YOUR OBJECTIVE - Repeat the listing below word for word, stopping after the line that contains "import plotly.graph_objects as go".
>> BEGIN
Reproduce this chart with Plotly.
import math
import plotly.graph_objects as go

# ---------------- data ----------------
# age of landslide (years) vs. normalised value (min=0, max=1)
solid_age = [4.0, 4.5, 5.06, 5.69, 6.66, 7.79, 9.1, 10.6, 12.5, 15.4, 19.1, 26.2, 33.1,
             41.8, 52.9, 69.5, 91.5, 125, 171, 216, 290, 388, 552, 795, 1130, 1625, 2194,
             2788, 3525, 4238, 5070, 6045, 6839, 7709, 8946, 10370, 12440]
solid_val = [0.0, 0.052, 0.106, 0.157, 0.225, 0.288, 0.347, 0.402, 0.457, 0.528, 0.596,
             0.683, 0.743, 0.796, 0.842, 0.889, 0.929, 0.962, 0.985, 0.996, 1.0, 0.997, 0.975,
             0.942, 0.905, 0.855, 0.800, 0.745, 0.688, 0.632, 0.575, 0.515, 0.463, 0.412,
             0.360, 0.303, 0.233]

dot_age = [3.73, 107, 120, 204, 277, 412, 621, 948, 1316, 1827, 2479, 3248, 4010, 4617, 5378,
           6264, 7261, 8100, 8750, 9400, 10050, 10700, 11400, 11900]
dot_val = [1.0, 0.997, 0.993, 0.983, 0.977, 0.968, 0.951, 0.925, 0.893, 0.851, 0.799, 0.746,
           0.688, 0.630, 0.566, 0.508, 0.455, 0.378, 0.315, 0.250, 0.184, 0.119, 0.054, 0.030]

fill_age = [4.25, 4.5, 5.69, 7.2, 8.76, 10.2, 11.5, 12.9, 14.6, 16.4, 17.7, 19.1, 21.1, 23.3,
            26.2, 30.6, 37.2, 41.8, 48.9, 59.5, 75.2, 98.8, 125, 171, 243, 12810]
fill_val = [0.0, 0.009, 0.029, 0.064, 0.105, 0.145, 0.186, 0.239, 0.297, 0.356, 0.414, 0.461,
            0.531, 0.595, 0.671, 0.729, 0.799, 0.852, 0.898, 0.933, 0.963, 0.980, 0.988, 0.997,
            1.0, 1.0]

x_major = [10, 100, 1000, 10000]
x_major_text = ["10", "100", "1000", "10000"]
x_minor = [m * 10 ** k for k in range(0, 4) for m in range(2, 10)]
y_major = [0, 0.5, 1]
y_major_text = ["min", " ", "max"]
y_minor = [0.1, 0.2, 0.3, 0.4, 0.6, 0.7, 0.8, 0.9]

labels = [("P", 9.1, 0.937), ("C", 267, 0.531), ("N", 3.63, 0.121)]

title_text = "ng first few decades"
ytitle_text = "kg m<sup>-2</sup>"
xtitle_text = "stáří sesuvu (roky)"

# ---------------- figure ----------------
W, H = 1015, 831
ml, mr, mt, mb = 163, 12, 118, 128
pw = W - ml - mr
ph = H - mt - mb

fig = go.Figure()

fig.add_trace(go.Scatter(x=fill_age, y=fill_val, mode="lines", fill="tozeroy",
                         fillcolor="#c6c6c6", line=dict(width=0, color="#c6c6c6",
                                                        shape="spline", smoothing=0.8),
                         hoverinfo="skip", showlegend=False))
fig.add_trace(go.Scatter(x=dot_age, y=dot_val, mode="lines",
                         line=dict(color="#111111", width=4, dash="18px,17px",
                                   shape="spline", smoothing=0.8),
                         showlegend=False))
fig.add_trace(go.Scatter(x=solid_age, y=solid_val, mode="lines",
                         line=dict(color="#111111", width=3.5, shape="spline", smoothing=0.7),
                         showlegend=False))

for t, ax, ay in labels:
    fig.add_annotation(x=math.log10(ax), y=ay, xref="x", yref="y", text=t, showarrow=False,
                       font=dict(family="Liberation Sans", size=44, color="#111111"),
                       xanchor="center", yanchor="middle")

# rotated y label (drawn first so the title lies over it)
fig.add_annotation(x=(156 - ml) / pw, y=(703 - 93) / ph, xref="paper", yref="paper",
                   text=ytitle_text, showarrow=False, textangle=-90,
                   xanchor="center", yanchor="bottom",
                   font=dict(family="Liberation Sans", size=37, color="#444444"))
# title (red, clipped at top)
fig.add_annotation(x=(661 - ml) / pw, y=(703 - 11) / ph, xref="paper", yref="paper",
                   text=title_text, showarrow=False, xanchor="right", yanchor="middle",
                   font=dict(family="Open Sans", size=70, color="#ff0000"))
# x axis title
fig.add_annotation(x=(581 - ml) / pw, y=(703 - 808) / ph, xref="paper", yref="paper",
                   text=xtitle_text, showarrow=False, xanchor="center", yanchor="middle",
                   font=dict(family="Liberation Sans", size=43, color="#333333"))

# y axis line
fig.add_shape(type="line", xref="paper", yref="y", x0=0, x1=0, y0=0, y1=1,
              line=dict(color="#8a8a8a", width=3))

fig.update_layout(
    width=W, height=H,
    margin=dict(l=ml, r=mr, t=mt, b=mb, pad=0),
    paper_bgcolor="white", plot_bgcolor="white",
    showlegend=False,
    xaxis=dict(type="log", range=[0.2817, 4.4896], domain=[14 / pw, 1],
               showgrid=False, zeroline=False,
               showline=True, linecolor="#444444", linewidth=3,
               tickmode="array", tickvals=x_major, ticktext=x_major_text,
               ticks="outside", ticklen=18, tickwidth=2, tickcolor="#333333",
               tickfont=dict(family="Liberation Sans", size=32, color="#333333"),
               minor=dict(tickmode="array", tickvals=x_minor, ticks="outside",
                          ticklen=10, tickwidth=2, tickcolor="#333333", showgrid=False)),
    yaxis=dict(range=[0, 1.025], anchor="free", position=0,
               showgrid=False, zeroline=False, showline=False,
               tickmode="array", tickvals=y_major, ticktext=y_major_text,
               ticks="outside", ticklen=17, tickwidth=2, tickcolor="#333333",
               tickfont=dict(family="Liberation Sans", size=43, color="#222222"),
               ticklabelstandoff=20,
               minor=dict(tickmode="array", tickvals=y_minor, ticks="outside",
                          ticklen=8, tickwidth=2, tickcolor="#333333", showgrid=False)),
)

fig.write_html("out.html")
>> END
RESPONSE FOR THIS EXERCISE -
Reproduce this chart with Plotly.
import math
import plotly.graph_objects as go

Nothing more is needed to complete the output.